Well, his “great” and “guiltless” civilization of Islam business is pure Saidism. Possibly Graham Fuller has been so busy with his deeds of derring-do, and keeping up his Russian, and his Chinese, and his Turkish, and his Persian, and his Arabic, that he hasn’t noticed that Said has been systematically dismembered, beginning with Bernard Lewis (see “The Question of ‘Orientalism'”) and ending, for the final nail in the coffin, with Ibn Warraq’s “Defending the West.” But Graham Fuller is not very interested in defending the West. He’s interested in Defending Islam.
It doesn’t surprise me that he has so much contempt for the secularists in modern Turkey, now under assault by Erdogan and his followers and collaborators (including Fethullah Gulen). It doesn’t surprise me that in 1988 he was insisting on the need for a “Palestinian state,” because in Graham Fuller’s world, Islam is a benign force. And no doubt, in any case, his palpable lack of sympathy for the West extends to, or for all I know begins with, a palpable lack of sympathy for Israel’s attempts to resist, as best it can, the Lesser Jihad being conducted against it, and that has no end, and will not be appeased by the creation of a “Palestinian” state. Rather, the appetite for Jihad will be whetted rather than sated by this “two-state solution” (we know it must be a solution, because otherwise why would so many people call it a “solution”?).
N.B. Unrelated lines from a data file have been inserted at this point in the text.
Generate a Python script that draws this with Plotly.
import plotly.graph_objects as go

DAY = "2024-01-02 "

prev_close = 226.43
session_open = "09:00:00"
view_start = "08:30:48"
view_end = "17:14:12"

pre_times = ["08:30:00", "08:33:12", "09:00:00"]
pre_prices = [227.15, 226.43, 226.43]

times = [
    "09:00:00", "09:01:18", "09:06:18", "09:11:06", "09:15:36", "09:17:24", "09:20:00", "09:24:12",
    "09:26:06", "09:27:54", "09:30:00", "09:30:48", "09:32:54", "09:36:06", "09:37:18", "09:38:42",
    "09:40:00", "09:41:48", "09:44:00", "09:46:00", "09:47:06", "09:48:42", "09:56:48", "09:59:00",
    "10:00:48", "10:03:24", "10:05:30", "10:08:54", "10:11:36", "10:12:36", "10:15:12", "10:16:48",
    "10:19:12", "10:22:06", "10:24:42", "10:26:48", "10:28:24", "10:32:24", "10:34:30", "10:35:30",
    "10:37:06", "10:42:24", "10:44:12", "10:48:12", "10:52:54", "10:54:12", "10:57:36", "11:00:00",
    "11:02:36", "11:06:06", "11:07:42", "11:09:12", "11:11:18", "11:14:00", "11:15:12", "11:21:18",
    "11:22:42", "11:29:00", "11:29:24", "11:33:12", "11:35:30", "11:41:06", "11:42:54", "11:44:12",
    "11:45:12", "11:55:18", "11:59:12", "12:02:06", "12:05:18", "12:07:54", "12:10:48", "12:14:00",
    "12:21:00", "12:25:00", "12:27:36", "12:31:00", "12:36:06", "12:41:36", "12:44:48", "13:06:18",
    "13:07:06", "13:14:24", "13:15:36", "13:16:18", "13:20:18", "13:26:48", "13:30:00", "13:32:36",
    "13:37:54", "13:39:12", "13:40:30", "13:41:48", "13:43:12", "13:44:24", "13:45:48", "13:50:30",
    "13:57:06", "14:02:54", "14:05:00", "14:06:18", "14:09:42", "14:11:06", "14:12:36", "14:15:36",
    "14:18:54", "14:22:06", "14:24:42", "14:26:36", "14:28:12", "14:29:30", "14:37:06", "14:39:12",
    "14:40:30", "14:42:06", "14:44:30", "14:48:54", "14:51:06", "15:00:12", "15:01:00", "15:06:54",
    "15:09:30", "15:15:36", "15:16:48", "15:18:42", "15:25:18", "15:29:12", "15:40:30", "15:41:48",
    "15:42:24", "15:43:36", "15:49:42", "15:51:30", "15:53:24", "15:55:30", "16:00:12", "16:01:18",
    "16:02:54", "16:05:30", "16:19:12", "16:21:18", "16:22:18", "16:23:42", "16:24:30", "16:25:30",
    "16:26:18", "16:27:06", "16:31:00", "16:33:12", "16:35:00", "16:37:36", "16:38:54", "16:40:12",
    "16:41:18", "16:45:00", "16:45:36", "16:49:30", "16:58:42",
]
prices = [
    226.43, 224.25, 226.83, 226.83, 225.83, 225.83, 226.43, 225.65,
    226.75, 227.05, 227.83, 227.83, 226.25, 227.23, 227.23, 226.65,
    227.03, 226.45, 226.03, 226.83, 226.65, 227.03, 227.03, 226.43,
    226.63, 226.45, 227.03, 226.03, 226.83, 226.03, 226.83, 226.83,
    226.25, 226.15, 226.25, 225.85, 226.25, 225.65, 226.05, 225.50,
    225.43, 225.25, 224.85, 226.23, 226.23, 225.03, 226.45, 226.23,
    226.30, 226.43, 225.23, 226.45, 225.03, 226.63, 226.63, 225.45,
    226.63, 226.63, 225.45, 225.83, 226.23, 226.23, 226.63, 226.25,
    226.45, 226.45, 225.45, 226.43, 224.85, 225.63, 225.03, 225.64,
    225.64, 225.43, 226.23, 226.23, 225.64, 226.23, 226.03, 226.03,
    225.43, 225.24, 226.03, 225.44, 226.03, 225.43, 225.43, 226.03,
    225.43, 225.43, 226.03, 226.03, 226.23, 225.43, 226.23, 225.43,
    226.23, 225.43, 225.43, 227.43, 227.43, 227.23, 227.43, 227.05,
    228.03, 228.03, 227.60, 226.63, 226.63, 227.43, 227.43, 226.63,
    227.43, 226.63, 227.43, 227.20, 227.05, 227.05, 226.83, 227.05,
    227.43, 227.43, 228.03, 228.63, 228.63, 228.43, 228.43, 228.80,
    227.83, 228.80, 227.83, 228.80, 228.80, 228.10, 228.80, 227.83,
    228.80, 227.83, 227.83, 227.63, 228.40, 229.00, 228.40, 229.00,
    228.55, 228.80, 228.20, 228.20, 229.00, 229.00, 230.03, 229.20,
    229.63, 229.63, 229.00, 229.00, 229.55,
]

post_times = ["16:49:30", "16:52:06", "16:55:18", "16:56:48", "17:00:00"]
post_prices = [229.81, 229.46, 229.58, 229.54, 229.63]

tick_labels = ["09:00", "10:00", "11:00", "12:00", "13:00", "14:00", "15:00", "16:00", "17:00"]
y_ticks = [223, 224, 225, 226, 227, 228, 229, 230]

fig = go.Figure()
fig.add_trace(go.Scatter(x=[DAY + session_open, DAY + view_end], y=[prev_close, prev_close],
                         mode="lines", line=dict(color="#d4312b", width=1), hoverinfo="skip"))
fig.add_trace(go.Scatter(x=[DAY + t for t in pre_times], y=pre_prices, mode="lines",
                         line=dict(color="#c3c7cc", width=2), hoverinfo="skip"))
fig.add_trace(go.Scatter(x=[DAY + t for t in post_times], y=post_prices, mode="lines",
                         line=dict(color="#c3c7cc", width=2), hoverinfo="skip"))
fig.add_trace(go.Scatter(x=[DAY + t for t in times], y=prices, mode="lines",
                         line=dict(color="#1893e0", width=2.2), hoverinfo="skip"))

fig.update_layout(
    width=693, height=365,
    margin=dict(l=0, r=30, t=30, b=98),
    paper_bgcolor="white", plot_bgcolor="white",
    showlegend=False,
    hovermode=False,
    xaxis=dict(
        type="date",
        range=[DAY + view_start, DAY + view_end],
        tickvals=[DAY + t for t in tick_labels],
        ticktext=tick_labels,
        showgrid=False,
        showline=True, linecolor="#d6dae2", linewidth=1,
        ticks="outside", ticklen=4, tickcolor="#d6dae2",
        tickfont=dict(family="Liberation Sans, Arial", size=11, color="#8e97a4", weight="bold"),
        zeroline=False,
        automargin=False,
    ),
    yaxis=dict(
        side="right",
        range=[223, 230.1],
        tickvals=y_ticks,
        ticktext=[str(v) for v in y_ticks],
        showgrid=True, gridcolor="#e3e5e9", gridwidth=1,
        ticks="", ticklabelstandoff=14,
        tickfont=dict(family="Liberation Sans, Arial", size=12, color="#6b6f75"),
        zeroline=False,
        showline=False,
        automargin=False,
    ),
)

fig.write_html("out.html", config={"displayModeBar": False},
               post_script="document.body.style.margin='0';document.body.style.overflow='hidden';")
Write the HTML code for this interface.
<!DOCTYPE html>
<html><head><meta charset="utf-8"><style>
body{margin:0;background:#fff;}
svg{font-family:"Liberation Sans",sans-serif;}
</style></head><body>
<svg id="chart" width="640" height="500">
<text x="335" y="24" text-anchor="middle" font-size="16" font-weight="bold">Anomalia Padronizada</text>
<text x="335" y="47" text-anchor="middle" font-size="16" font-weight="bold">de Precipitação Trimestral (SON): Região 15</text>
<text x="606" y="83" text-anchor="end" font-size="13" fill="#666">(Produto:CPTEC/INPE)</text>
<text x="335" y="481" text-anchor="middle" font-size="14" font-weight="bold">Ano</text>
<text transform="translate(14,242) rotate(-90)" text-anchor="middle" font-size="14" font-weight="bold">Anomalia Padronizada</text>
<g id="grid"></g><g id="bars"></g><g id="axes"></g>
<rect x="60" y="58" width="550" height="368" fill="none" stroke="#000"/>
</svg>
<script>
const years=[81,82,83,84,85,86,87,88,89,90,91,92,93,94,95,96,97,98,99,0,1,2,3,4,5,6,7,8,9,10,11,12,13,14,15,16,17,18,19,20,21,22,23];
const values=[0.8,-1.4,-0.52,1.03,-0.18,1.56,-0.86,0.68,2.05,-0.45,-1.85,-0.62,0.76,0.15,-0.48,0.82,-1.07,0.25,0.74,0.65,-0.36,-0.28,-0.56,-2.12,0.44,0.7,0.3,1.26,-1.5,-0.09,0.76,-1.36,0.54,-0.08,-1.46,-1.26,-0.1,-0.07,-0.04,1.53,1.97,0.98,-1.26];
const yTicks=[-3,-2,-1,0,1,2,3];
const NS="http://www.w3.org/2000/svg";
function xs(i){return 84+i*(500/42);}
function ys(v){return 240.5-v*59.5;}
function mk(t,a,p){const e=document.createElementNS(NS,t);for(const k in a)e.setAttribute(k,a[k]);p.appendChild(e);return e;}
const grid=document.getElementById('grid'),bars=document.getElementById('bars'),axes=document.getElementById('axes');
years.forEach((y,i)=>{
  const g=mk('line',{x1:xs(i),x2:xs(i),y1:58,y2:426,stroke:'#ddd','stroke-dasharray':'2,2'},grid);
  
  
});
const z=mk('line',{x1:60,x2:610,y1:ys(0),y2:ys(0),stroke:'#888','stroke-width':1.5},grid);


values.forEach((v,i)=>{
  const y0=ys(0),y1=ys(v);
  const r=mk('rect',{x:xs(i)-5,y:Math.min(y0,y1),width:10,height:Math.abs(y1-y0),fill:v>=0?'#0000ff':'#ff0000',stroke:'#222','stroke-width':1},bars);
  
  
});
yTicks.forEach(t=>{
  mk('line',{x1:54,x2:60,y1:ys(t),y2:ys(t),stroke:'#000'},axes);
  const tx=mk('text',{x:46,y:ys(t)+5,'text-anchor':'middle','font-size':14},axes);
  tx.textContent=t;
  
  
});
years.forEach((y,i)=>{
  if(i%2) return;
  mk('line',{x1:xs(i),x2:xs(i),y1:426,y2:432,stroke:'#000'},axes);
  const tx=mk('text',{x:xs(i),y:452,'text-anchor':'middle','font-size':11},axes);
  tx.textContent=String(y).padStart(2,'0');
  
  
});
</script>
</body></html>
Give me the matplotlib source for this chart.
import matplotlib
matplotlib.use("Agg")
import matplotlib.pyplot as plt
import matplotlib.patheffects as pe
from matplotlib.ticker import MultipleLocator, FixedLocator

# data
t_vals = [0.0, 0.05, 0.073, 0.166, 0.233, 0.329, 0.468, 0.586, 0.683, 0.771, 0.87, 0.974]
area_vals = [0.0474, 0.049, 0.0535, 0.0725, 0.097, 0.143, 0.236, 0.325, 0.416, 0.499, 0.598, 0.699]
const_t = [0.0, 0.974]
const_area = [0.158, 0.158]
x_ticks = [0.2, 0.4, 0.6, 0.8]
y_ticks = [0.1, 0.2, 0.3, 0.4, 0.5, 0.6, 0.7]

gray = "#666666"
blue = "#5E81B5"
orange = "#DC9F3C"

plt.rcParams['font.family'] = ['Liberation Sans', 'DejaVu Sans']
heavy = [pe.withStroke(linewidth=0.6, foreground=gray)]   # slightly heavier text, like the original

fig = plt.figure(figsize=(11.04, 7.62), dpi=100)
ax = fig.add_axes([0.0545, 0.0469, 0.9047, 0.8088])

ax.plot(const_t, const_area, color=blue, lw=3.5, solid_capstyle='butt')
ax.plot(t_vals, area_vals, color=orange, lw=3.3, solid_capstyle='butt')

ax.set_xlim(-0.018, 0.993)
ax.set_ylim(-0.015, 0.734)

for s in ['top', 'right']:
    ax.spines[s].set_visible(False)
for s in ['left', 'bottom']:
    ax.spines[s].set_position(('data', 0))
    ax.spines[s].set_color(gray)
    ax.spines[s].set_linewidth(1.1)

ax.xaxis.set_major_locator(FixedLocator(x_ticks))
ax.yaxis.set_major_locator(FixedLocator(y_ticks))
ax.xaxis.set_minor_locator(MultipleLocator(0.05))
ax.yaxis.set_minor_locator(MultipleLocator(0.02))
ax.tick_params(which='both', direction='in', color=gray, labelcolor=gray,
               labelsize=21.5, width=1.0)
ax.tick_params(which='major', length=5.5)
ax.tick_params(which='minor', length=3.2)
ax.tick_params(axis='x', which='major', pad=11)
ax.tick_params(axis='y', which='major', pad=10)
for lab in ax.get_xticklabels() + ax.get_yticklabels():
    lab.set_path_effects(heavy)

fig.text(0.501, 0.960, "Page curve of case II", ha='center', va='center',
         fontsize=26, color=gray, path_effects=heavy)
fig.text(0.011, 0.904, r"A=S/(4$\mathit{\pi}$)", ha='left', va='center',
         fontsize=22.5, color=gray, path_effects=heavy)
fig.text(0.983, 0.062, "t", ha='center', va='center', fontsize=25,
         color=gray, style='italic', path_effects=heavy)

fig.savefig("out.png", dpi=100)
One of the complaints about the C.I.A. is the mediocrity of its personnel. We who were raised on tales of clever spies, such as Sidney Reilly (see the biography written by the son of Bruce Lockhart, or, on other side, Richard Sorge), keep wishing for men of that caliber. We keep hoping that behind the scenes, they are in fact there, on our side. But it is not the stealing of secrets that is now most necessary, but analysis. And in the C.I.A., the very minimum one can require is that the employees have a good sense of two things. The first is knowledge of what it is they are defending and protecting. I don’t have the feeling, in reading this Apologia pro Vita Islamica, with its bits of Said, and bits of Frantz Fanon, and bits of every two-bit anti-“Imperialist” and pro-Islamic propaganda of the last half-century, that Fuller grasps that meaning, and feels keenly the superiority of that West to the lands of Islam. And the second thing, also palpably lacking in Fuller’s article and in other material by him, is an understanding of the full meaning of Islam for artistic expression, free and skeptical inquiry, solicitude for the individual and the free exercise of conscience — the kind that Wafa Sultan, Ayaan Hirsi Ali, Ali Sina, Ibn Warraq have. And they have it not from going native but from being born and raised within Islam, and then being able, in the West, to compare and contrast. These things escape Fuller. They are apparently beyond his narrow ken. He does not feel, along the pulse, does not see, in his mind, the full meaning, and therefore the full menace, of Islam.
How many more such people as the melodramatically man-in-black (shades of Tony Judt) outfitted two-harvard-degrees knows-Russian-Chinese-Arabic-Turkish-Persian Graham Fuller are there still in the C.I.A.?
Find them. Fire them. They are security risks.